I hope that General you mention appears in the memoirs. Also that the memoirs contain your encounter with the new President. Irrespective of politics or prejudice Biden's sharklike smile I find worrying. He will have little difficulty in following in Obama's footsteps and becoming Drone King number 2. If that's not an inappropriate comment at Christmas time.

The 'Alid Christmas is my favourite.

turcopolier

EO

Balthazar is a lovable fellow. Pat Devereux's widow certainly thought so. It may be happenstance that TTG's words and the other man's are so similar. Yes, John Boles appears in the memoir. His father commanded the 26th Cavalry Regiment for six years at Camp John Hay at Baguio in Luzon. My father was a troop first sergeant in the regiment at that time having been forced by the approaching date of Filipino independence to return from secondment to the Constabulary. He taught Boles the boy to ride. It made for a strong bond between us. When we served together he was Chief of Staff of the NATO command ALFSEE in Izmir, Turkey and I was the head US spook in the headquarters. In that capacity I briefed him every day. We hunted and SCUBA dived together.
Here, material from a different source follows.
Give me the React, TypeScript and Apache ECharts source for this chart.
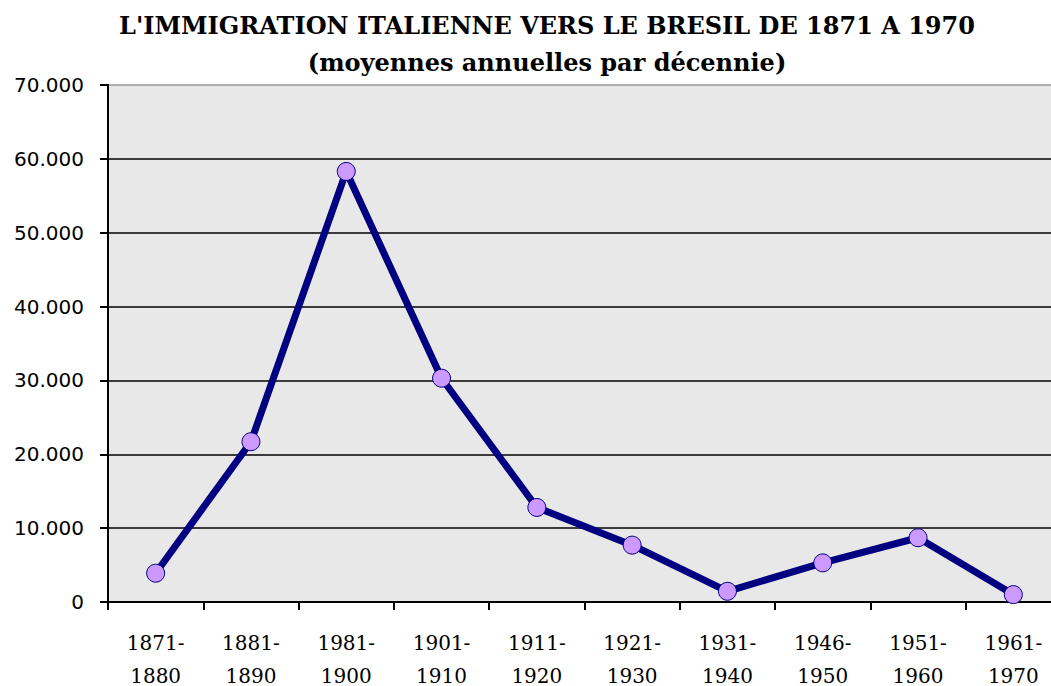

The day he had a silent heart attack we were out diving in the Aegean with his ADC. He survived and in retirement ran a 200 room motel at Killeen, Texas outside the gate at Ft. Hood and was the head USMA recruiter in Texas. The Turks in the headquarters were awestruck by this man. He was a 1939 grad of WP and had commanded a tank battalion from the Normandy beaches all the way into Germany. His family had been in the US Regular cavalry since the founding of the 1st Dragoon Regiment in 1833.